« Pourquoi faire de longues études ou simplement faire des études, si de toute façon un homme non instruit semble gagner plus qu’un homme instruit ?» Voici l’interrogation du blogueur Ivan Corneille MAGAGI III, qui veut nous partager ses observations à propos de « l’iniquité » qui semble caractériser la rétribution dans le monde du travail burundais.
On grandit tous avec des théories à propos du pouvoir de l’éducation. On nous dit tantôt que la réussite d’un homme ne passe que par le banc de l’école, tantôt que plus tu fais d’études, mieux tu t’en sors. Mais la vérité est qu’il y a plein de gens dont le quotidien désapprouve avec justesse ces théories.
Eddy (pseudo) est un agent de sécurité du groupe ASEC. Pour avoir ce poste, il a présenté un CV riche notamment un diplôme d’Etat. Il gagne 52.000Fbu par mois. Une assurance maladie couvre une moindre partie de ses soins de santé. Il se loge à ses propres frais à Kanyosha. Chaque matin, il marche jusqu’en zone Rohero, quartier INSS, où est son poste de travail. Le soir, il suit des cours qu’il paie lui-même à l’Université des Grands Lacs, avant de rentrer toujours à pied. Eddy passe sa journée avec Evariste, le boy de la maison qu’il garde. Evariste quant à lui est nourri, logé, soigné aux frais de son patron, et gagne 80.000 Fbu par mois, alors qu’il sait à peine lire et écrire.
Une « triste »histoire parmi tant d’autres
Cela est un exemple isolé de ce qui est le commun de beaucoup d’autres Burundais. J’aurais pu citer l’exemple du maçon (aucun diplôme exigé) qui gagne 7 à 10 milles francs par jour alors qu’un bachelier journalier dans le centre d’appel de Lumitel ne gagne que 5000 Fbu, ou encore les jeunes médecins qui se plaignent de gagner moins que des agents de l’OBR. Il y a aussi, pour ne citer que ceux-là, l’infirmier (niveau A2) de l’Hôpital roi Khaled qui gagne entre le double et le triple du salaire d’un licencié agrégé qui enseigne à un Lycée communal quelconque.
Les situations susmentionnées sont décourageantes. Certes, on va à l’école pour gagner du savoir et non de l’argent. Mais une question peut se poser : pourquoi faire de longues études ou simplement faire des études, si de toute façon on peut gagner plus qu’un homme (plus) instruit ? On s’entend sur une chose : l’intérêt de l’éducation des peuples n’est plus à démontrer. Ainsi, des mesures concrètes doivent être prises pour promouvoir la culture de l’éducation, comme payer les individus selon leur niveau d’études. De nos jours, on parle souvent de l’harmonisation des salaires dans la fonction publique. C’est une bonne initiative. Mais on doit aller encore plus loin, notamment penser à instaurer une politique régulant plus largement le marché du travail, pour qu’un patron ne paye plus 80.000 Fbu son boy, alors qu’un de ses salariés diplômé est payé presque la moitié.
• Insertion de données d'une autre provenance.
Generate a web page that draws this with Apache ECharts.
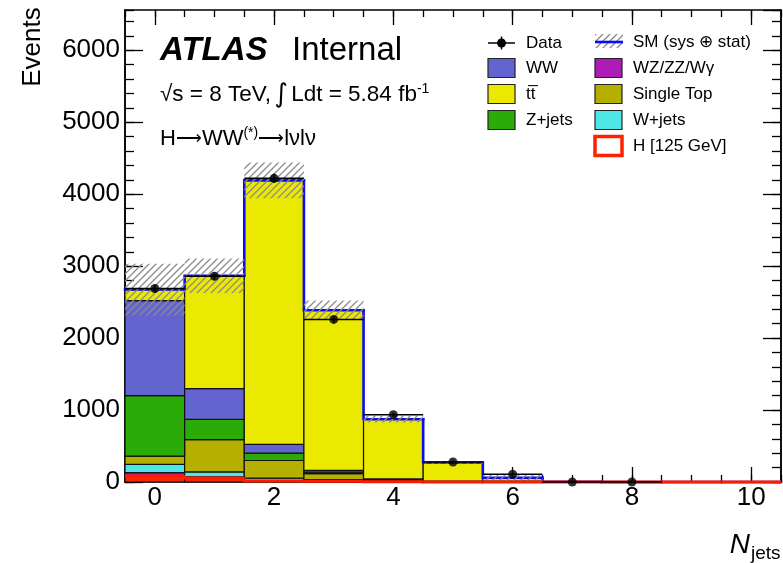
<!DOCTYPE html>
<html>
<head>
<meta charset="utf-8">
<script src="https://cdn.jsdelivr.net/npm/echarts@6/dist/echarts.min.js"></script>
<style>
  html, body { margin: 0; padding: 0; background: #fff; }
  #main { width: 783px; height: 563px; }
</style>
</head>
<body>
<div id="main"></div>
<script>
// N_jets bins
var nJets = [0, 1, 2, 3, 4, 5, 6, 7, 8, 9, 10];
var xTickLabels = ['0', '1', '2', '3', '4', '5', '6', '7', '8', '9', '10'];

// stacked backgrounds, bottom to top
var higgs     = [85, 55, 15, 12, 5, 1, 0.5, 0.2, 0, 0, 0];
var wzzzwg    = [45, 15, 5, 5, 2, 1, 0.5, 0, 0, 0, 0];
var wjets     = [115, 70, 33, 15, 5, 1, 1, 0, 0, 0, 0];
var singleTop = [115, 450, 246, 85, 20, 5, 8, 0, 0, 0, 0];
var zjets     = [840, 280, 102, 20, 5, 1, 1, 0, 0, 0, 0];
var ww        = [1320, 427, 121, 25, 6, 2, 3, 0, 0, 0, 0];
var ttbar     = [155, 1570, 3670, 2225, 830, 259, 45, 3, 1, 0, 0];

// SM uncertainty (sys + stat) and data
var smErr = [360, 240, 250, 135, 47, 15, 45, 2, 1, 0, 0];
var data  = [2690, 2860, 4220, 2260, 935, 278, 107, 0, 0, null, null];

var FONT = '"Liberation Sans", Arial, Helvetica, sans-serif';

function hatchCanvas() {
  var c = document.createElement('canvas');
  c.width = 7; c.height = 7;
  var g = c.getContext('2d');
  g.strokeStyle = '#8c8c8c';
  g.lineWidth = 1.3;
  g.beginPath();
  g.moveTo(0, 7); g.lineTo(7, 0);
  g.moveTo(-2, 2); g.lineTo(2, -2);
  g.moveTo(5, 9); g.lineTo(9, 5);
  g.stroke();
  return c;
}
var hatch = { image: hatchCanvas(), repeat: 'repeat' };

var comps = [
  { name: 'H [125 GeV]', vals: higgs, color: '#ff2200' },
  { name: 'WZ/ZZ/W\u03b3', vals: wzzzwg, color: '#ad1cb6' },
  { name: 'W+jets', vals: wjets, color: '#4fe6e6' },
  { name: 'Single Top', vals: singleTop, color: '#b5b000' },
  { name: 'Z+jets', vals: zjets, color: '#2aab08' },
  { name: 'WW', vals: ww, color: '#6464d0' },
  { name: 'tt\u0305', vals: ttbar, color: '#ece900' }
];

var series = [];
var base = nJets.map(function () { return 0; });
comps.forEach(function (c) {
  var rows = nJets.map(function (n, i) { return [n, base[i], base[i] + c.vals[i]]; });
  series.push({
    type: 'custom', name: c.name, silent: true, animation: false,
    data: rows,
    renderItem: function (params, api) {
      var lo = api.value(1), hi = api.value(2);
      if (hi - lo <= 0) return null;
      var p0 = api.coord([api.value(0) - 0.5, lo]);
      var p1 = api.coord([api.value(0) + 0.5, hi]);
      return {
        type: 'rect',
        shape: { x: p0[0], y: p1[1], width: p1[0] - p0[0], height: p0[1] - p1[1] },
        style: { fill: c.color, stroke: '#111', lineWidth: 1.2 }
      };
    }
  });
  base = base.map(function (b, i) { return b + c.vals[i]; });
});
var smTotal = base;

// SM total step line
series.push({
  type: 'custom', silent: true, animation: false,
  data: nJets.map(function (n, i) { return [n, i > 0 ? smTotal[i - 1] : smTotal[i], smTotal[i]]; }),
  renderItem: function (params, api) {
    var x = api.value(0);
    var a = api.coord([x - 0.5, api.value(1)]);
    var b = api.coord([x - 0.5, api.value(2)]);
    var c = api.coord([x + 0.5, api.value(2)]);
    return {
      type: 'polyline',
      shape: { points: [a, b, c] },
      style: { stroke: '#0c0cf4', lineWidth: 2.6, fill: null, lineCap: 'square' }
    };
  }
});

// uncertainty band
series.push({
  type: 'custom', silent: true, animation: false,
  data: nJets.map(function (n, i) { return [n, smTotal[i] - smErr[i], smTotal[i] + smErr[i]]; }),
  renderItem: function (params, api) {
    var lo = Math.max(0, api.value(1)), hi = api.value(2);
    if (hi - lo <= 0) return null;
    var p0 = api.coord([api.value(0) - 0.5, lo]);
    var p1 = api.coord([api.value(0) + 0.5, hi]);
    return {
      type: 'rect',
      shape: { x: p0[0], y: p1[1], width: p1[0] - p0[0], height: p0[1] - p1[1] },
      style: { fill: hatch }
    };
  }
});

// Higgs outline
series.push({
  type: 'custom', silent: true, animation: false,
  data: nJets.map(function (n, i) { return [n, i > 0 ? higgs[i - 1] : 0, higgs[i]]; }),
  renderItem: function (params, api) {
    var x = api.value(0);
    var a = api.coord([x - 0.5, api.value(1)]);
    var b = api.coord([x - 0.5, api.value(2)]);
    var c = api.coord([x + 0.5, api.value(2)]);
    var pts = x === 0 ? [b, c] : [a, b, c];
    return {
      type: 'polyline',
      shape: { points: pts },
      style: { stroke: '#ff1a00', lineWidth: 3, fill: null }
    };
  }
});

// data error bars
var dataPts = [];
nJets.forEach(function (n, i) { if (data[i] !== null) dataPts.push([n, data[i]]); });
series.push({
  type: 'custom', silent: true, animation: false,
  data: dataPts,
  renderItem: function (params, api) {
    var x = api.value(0), v = api.value(1), e = Math.sqrt(v);
    var l = api.coord([x - 0.5, v]), r = api.coord([x + 0.5, v]);
    var t = api.coord([x, v + e]), b = api.coord([x, Math.max(0, v - e)]);
    return {
      type: 'group',
      children: [
        { type: 'line', shape: { x1: l[0], y1: l[1], x2: r[0], y2: r[1] }, style: { stroke: '#000', lineWidth: 1.5 } },
        { type: 'line', shape: { x1: t[0], y1: t[1], x2: b[0], y2: b[1] }, style: { stroke: '#000', lineWidth: 1.5 } }
      ]
    };
  }
});
series.push({
  type: 'scatter', silent: true, animation: false,
  data: dataPts, symbol: 'circle', symbolSize: 9,
  itemStyle: { color: '#000' }
});

var lineStyle = { color: '#000', width: 1.5 };
var tickStyle = { color: '#000', width: 1.3 };

function minorX(pos) {
  return {
    type: 'value', position: pos, min: -0.5, max: 10.5, interval: 0.5,
    axisLine: { show: true, onZero: false, lineStyle: lineStyle },
    axisTick: { show: true, inside: true, length: 7, lineStyle: tickStyle },
    axisLabel: { show: false }, splitLine: { show: false }
  };
}
function majorX(pos, showLabel) {
  return {
    type: 'category', position: pos, data: xTickLabels, boundaryGap: true,
    axisLine: { show: false, onZero: false },
    axisTick: { show: true, inside: true, alignWithLabel: true, interval: 1, length: 15, lineStyle: tickStyle },
    axisLabel: { show: showLabel, interval: 1, margin: 3, color: '#000', fontSize: 26, fontFamily: FONT },
    splitLine: { show: false }
  };
}
function yAx(pos, step, len, showLabel) {
  return {
    type: 'value', position: pos, min: 0, max: 6560, interval: step,
    axisLine: { show: true, onZero: false, lineStyle: lineStyle },
    axisTick: { show: true, inside: true, length: len, lineStyle: tickStyle },
    axisLabel: { show: showLabel, showMaxLabel: false, margin: 5, color: '#000', fontSize: 26, fontFamily: FONT,
      formatter: function (v) { return String(v); } },
    splitLine: { show: false }
  };
}

function legendBox(x, y, fill, stroke, lw) {
  return { type: 'rect', shape: { x: x, y: y - 9.5, width: 27, height: 19 },
    style: { fill: fill, stroke: stroke || '#222', lineWidth: lw || 1.2 }, z: 100 };
}
function legendText(x, y, text) {
  return { type: 'text', x: x, y: y, z: 100,
    style: { text: text, font: '17px ' + FONT, fill: '#000', textAlign: 'left', textVerticalAlign: 'middle' } };
}

var c1x = 488, c1t = 526, c2x = 595, c2t = 633;
var rows = [43, 68, 94, 120, 146];

var graphics = [
  { type: 'text', x: 33, y: 47, rotation: Math.PI / 2, z: 100,
    style: { text: 'Events', font: '26px ' + FONT, fill: '#000', textAlign: 'center', textVerticalAlign: 'middle' } },
  { type: 'text', x: 750, y: 545, z: 100,
    style: { text: 'N', font: 'italic 28px ' + FONT, fill: '#000', textAlign: 'right', textVerticalAlign: 'middle' } },
  { type: 'text', x: 751, y: 554, z: 100,
    style: { text: 'jets', font: '19px ' + FONT, fill: '#000', textAlign: 'left', textVerticalAlign: 'middle' } },
  { type: 'text', x: 160, y: 51, z: 100,
    style: { text: 'ATLAS', font: 'italic bold 33px ' + FONT, fill: '#000', textAlign: 'left', textVerticalAlign: 'middle' } },
  { type: 'text', x: 292, y: 51, z: 100,
    style: { text: 'Internal', font: '33px ' + FONT, fill: '#000', textAlign: 'left', textVerticalAlign: 'middle' } },
  { type: 'text', x: 160, y: 95, z: 100,
    style: { text: '{t|\u221as = 8 TeV,} {i|\u222b} {t|Ldt = 5.84 fb}{s|-1}', fill: '#000', textAlign: 'left', textVerticalAlign: 'middle',
      rich: { t: { font: '22.5px ' + FONT, fill: '#000' }, i: { font: '26px "DejaVu Sans"', fill: '#000' },
              s: { font: '14px ' + FONT, fill: '#000', padding: [0, 0, 12, 0] } } } },
  { type: 'text', x: 160, y: 139, z: 100,
    style: { text: '{t|H}{a|\u27f6}{t|WW}{s|(*)}{a|\u27f6}{t|l\u03bdl\u03bd}', fill: '#000', textAlign: 'left', textVerticalAlign: 'middle',
      rich: { t: { font: '22px ' + FONT, fill: '#000' }, a: { font: '18px ' + FONT, fill: '#000' },
              s: { font: '14px ' + FONT, fill: '#000', padding: [0, 0, 12, 0] } } } },

  // legend, column 1
  { type: 'line', shape: { x1: c1x, y1: rows[0], x2: c1x + 27, y2: rows[0] }, style: { stroke: '#000', lineWidth: 1.5 }, z: 100 },
  { type: 'line', shape: { x1: c1x + 13.5, y1: rows[0] - 6.5, x2: c1x + 13.5, y2: rows[0] + 6.5 }, style: { stroke: '#000', lineWidth: 1.5 }, z: 100 },
  { type: 'circle', shape: { cx: c1x + 13.5, cy: rows[0], r: 4.5 }, style: { fill: '#000' }, z: 100 },
  legendText(c1t, rows[0], 'Data'),
  legendBox(c1x, rows[1], comps[5].color), legendText(c1t, rows[1], 'WW'),
  legendBox(c1x, rows[2], comps[6].color), legendText(c1t, rows[2], 'tt\u0305'),
  legendBox(c1x, rows[3], comps[4].color), legendText(c1t, rows[3], 'Z+jets'),

  // legend, column 2
  { type: 'rect', shape: { x: c2x, y: rows[0] - 9, width: 28, height: 14 }, style: { fill: hatch }, z: 100 },
  { type: 'line', shape: { x1: c2x, y1: rows[0] - 1, x2: c2x + 28, y2: rows[0] - 1 }, style: { stroke: '#0c0cf4', lineWidth: 2.6 }, z: 100 },
  legendText(c2t, rows[0] - 1, 'SM (sys \u2295 stat)'),
  legendBox(c2x, rows[1], comps[1].color), legendText(c2t, rows[1], 'WZ/ZZ/W\u03b3'),
  legendBox(c2x, rows[2], comps[3].color), legendText(c2t, rows[2], 'Single Top'),
  legendBox(c2x, rows[3], comps[2].color), legendText(c2t, rows[3], 'W+jets'),
  legendBox(c2x, rows[4], '#fff', '#ff2200', 3.5), legendText(c2t, rows[4], 'H [125 GeV]')
];

var myChart = echarts.init(document.getElementById('main'), null, { renderer: 'canvas' });
myChart.setOption({
  backgroundColor: '#fff',
  animation: false,
  grid: { left: 125, right: 2, top: 10, bottom: 81 },
  xAxis: [minorX('bottom'), majorX('bottom', true), minorX('top'), majorX('top', false)],
  yAxis: [yAx('left', 1000, 18, true), yAx('left', 200, 9, false), yAx('right', 1000, 18, false), yAx('right', 200, 9, false)],
  graphic: graphics,
  series: series
});
</script>
</body>
</html>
Mais malheureusement ou heureusement il faut orienter ses études en fonction des possibilités d’emploi à la sortie de ses études. C’est à l’individu de s’adapter car le système quel qu’il soit broie tous ceux qui ne s’adaptent pas. Attention, si nous nous adaptons pas nous disparaîtrons.
En Kirundi, il y a un adage qui dit ‘Ingendo y’uwundi iravuna’. Ce n’est pas parce qu’un tel a réussi sans faire d’études que ce sera forcement le cas pour toute autre personne qui décidera d’emprunter la même voie. Les chances ne sont pas les mêmes, les opportunités ne sont pas les mêmes et surtout les raisons ne sont pas les mêmes. Les personnes qui n’ont pas d’éducation n’ont pas toutes forcement choisi cette option et doivent donc survivre d’une manière ou d’une autre. Je vois l’éducation comme un kit de survie pour survivre dans la jungle qu’est le monde aujourd’hui. Ce kit peut nous servir ou pas et admettons le, pour la majorité d’entre nous, nous ne travaillons pas dans le domaine de nos études. Pour la question de l’iniquité, j’avoue que je ne suis pas au courant de l’existence d’un barème salariale au Burundi pour le domaine prive ou si c’est l’employé, qui, en se basant sur le barème salariale publique, octroie tel ou tel salaire a quelqu’un.